[start Supplied material]

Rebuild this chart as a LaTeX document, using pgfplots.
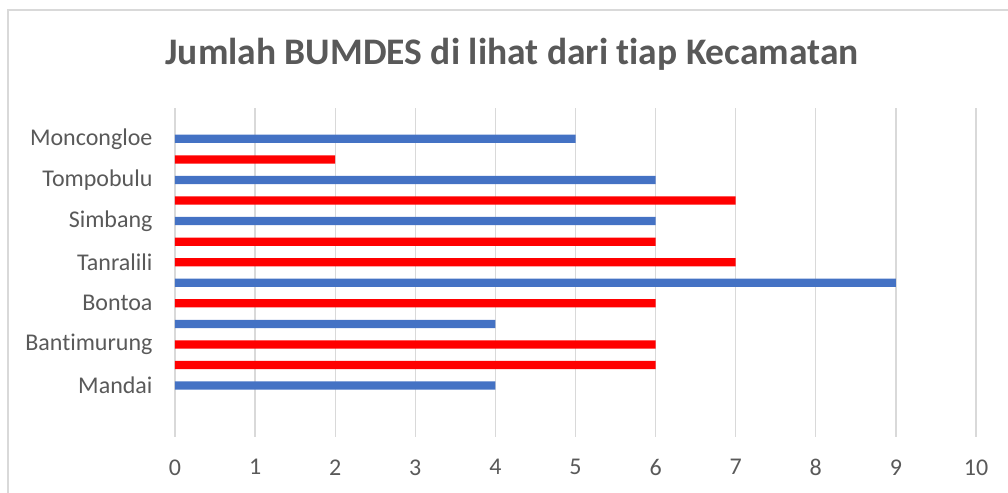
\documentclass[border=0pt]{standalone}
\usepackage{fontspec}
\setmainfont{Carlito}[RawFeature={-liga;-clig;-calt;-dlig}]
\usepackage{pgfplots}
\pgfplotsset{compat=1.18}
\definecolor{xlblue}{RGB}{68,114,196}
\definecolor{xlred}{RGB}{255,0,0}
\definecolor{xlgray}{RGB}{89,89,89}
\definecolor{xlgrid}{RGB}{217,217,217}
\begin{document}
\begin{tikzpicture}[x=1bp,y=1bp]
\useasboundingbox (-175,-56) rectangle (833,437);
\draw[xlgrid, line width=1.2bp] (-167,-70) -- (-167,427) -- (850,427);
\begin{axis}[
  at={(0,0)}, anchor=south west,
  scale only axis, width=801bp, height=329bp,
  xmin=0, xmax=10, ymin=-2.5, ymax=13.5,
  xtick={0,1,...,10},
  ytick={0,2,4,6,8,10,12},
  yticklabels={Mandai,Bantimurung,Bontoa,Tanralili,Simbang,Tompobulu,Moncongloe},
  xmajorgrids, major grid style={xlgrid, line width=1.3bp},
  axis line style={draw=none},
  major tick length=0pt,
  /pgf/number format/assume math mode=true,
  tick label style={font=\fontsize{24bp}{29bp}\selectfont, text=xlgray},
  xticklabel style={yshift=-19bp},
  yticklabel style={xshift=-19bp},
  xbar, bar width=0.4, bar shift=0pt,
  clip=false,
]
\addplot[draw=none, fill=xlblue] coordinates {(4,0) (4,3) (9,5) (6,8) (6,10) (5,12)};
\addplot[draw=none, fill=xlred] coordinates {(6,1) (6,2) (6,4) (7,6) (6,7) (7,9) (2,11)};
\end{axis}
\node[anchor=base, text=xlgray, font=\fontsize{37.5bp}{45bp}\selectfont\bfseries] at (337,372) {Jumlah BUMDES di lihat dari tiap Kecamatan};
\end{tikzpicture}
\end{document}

[end Supplied material]

◆ **Task brief**
Give every line back word for word and leave the pictures out.

◆ **Written response**
Rebuild this chart as a LaTeX document, using pgfplots.
\documentclass[border=0pt]{standalone}
\usepackage{fontspec}
\setmainfont{Carlito}[RawFeature={-liga;-clig;-calt;-dlig}]
\usepackage{pgfplots}
\pgfplotsset{compat=1.18}
\definecolor{xlblue}{RGB}{68,114,196}
\definecolor{xlred}{RGB}{255,0,0}
\definecolor{xlgray}{RGB}{89,89,89}
\definecolor{xlgrid}{RGB}{217,217,217}
\begin{document}
\begin{tikzpicture}[x=1bp,y=1bp]
\useasboundingbox (-175,-56) rectangle (833,437);
\draw[xlgrid, line width=1.2bp] (-167,-70) -- (-167,427) -- (850,427);
\begin{axis}[
  at={(0,0)}, anchor=south west,
  scale only axis, width=801bp, height=329bp,
  xmin=0, xmax=10, ymin=-2.5, ymax=13.5,
  xtick={0,1,...,10},
  ytick={0,2,4,6,8,10,12},
  yticklabels={Mandai,Bantimurung,Bontoa,Tanralili,Simbang,Tompobulu,Moncongloe},
  xmajorgrids, major grid style={xlgrid, line width=1.3bp},
  axis line style={draw=none},
  major tick length=0pt,
  /pgf/number format/assume math mode=true,
  tick label style={font=\fontsize{24bp}{29bp}\selectfont, text=xlgray},
  xticklabel style={yshift=-19bp},
  yticklabel style={xshift=-19bp},
  xbar, bar width=0.4, bar shift=0pt,
  clip=false,
]
\addplot[draw=none, fill=xlblue] coordinates {(4,0) (4,3) (9,5) (6,8) (6,10) (5,12)};
\addplot[draw=none, fill=xlred] coordinates {(6,1) (6,2) (6,4) (7,6) (6,7) (7,9) (2,11)};
\end{axis}
\node[anchor=base, text=xlgray, font=\fontsize{37.5bp}{45bp}\selectfont\bfseries] at (337,372) {Jumlah BUMDES di lihat dari tiap Kecamatan};
\end{tikzpicture}
\end{document}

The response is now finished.